- **AVAILABLE DATA**:
==============================

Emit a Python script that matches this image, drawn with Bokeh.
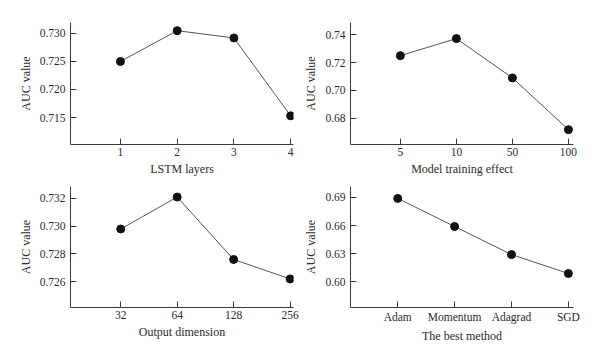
from bokeh.plotting import figure
from bokeh.layouts import gridplot
from bokeh.models import Range1d, FixedTicker
from bokeh.embed import file_html
from bokeh.resources import INLINE

# ---- data ----
lstm_layers = ["1", "2", "3", "4"]
lstm_auc = [0.7250, 0.7305, 0.7292, 0.7153]
lstm_yticks = [0.715, 0.720, 0.725, 0.730]

train_effect = ["5", "10", "50", "100"]
train_auc = [0.7249, 0.7371, 0.7090, 0.6720]
train_yticks = [0.68, 0.70, 0.72, 0.74]

out_dim = ["32", "64", "128", "256"]
out_auc = [0.7298, 0.7321, 0.7276, 0.7262]
out_yticks = [0.726, 0.728, 0.730, 0.732]

methods = ["Adam", "Momentum", "Adagrad", "SGD"]
method_auc = [0.6890, 0.6590, 0.6290, 0.6088]
method_yticks = [0.60, 0.63, 0.66, 0.69]

FONT = "Liberation Serif"
TXT = "#2a2a2a"
AX = "#3a3a3a"


def panel(cats, vals, yticks, ydec, xlabel, yr, xr, borders):
    left, right, top, bottom = borders
    p = figure(width=300, height=181, output_backend="svg", toolbar_location=None,
               x_range=Range1d(*xr), y_range=Range1d(*yr),
               min_border_left=left, min_border_right=right,
               min_border_top=top, min_border_bottom=bottom)
    p.outline_line_color = None
    p.grid.visible = False
    p.background_fill_color = "white"
    xs = list(range(len(cats)))
    p.line(xs, vals, line_color="#555555", line_width=1)
    p.scatter(xs, vals, size=8, fill_color="#111111", line_color="#111111")

    xa = p.xaxis[0]
    xa.ticker = FixedTicker(ticks=xs)
    xa.major_label_overrides = {i: c for i, c in enumerate(cats)}
    xa.axis_label = xlabel
    ya = p.yaxis[0]
    ya.ticker = FixedTicker(ticks=yticks)
    ya.major_label_overrides = {t: f"{t:.{ydec}f}" for t in yticks}
    ya.axis_label = "AUC value"
    for ax in (xa, ya):
        ax.minor_tick_line_color = None
        ax.major_tick_in = 6
        ax.major_tick_out = 0
        ax.major_tick_line_color = AX
        ax.axis_line_color = AX
        ax.axis_line_width = 1
        ax.major_label_text_font = FONT
        ax.major_label_text_font_size = "11.5px"
        ax.major_label_text_color = TXT
        ax.axis_label_text_font = FONT
        ax.axis_label_text_font_size = "12px"
        ax.axis_label_text_font_style = "normal"
        ax.axis_label_text_color = TXT
    xa.major_label_standoff = 3
    xa.axis_label_standoff = 3
    ya.major_label_standoff = 5
    ya.axis_label_standoff = 4
    return p


p1 = panel(lstm_layers, lstm_auc, lstm_yticks, 3, "LSTM layers",
           (0.71018, 0.73196), (-0.88, 3.05), (70, 7, 22, 37))
p2 = panel(train_effect, train_auc, train_yticks, 2, "Model training effect",
           (0.6614, 0.7486), (-0.89, 3.09), (50, 26, 22, 37))
p3 = panel(out_dim, out_auc, out_yticks, 3, "Output dimension",
           (0.72414, 0.73286), (-0.89, 3.06), (70, 7, 5, 54))
p4 = panel(methods, method_auc, method_yticks, 2, "The best method",
           (0.5725, 0.7017), (-0.83, 3.09), (49, 27, 4, 55))

grid = gridplot([[p1, p2], [p3, p4]], toolbar_location=None)

open("out.html", "w").write(file_html(grid, INLINE))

==============================

- **GIVEN PROBLEM**: Quote, please, every line of the material above from its start through the line that has "train_yticks = [0.68, 0.70, 0.72, 0.74]", reproducing the words exactly and dropping any images.

- **FINISHED EXERCISE**:
Emit a Python script that matches this image, drawn with Bokeh.
from bokeh.plotting import figure
from bokeh.layouts import gridplot
from bokeh.models import Range1d, FixedTicker
from bokeh.embed import file_html
from bokeh.resources import INLINE

# ---- data ----
lstm_layers = ["1", "2", "3", "4"]
lstm_auc = [0.7250, 0.7305, 0.7292, 0.7153]
lstm_yticks = [0.715, 0.720, 0.725, 0.730]

train_effect = ["5", "10", "50", "100"]
train_auc = [0.7249, 0.7371, 0.7090, 0.6720]
train_yticks = [0.68, 0.70, 0.72, 0.74]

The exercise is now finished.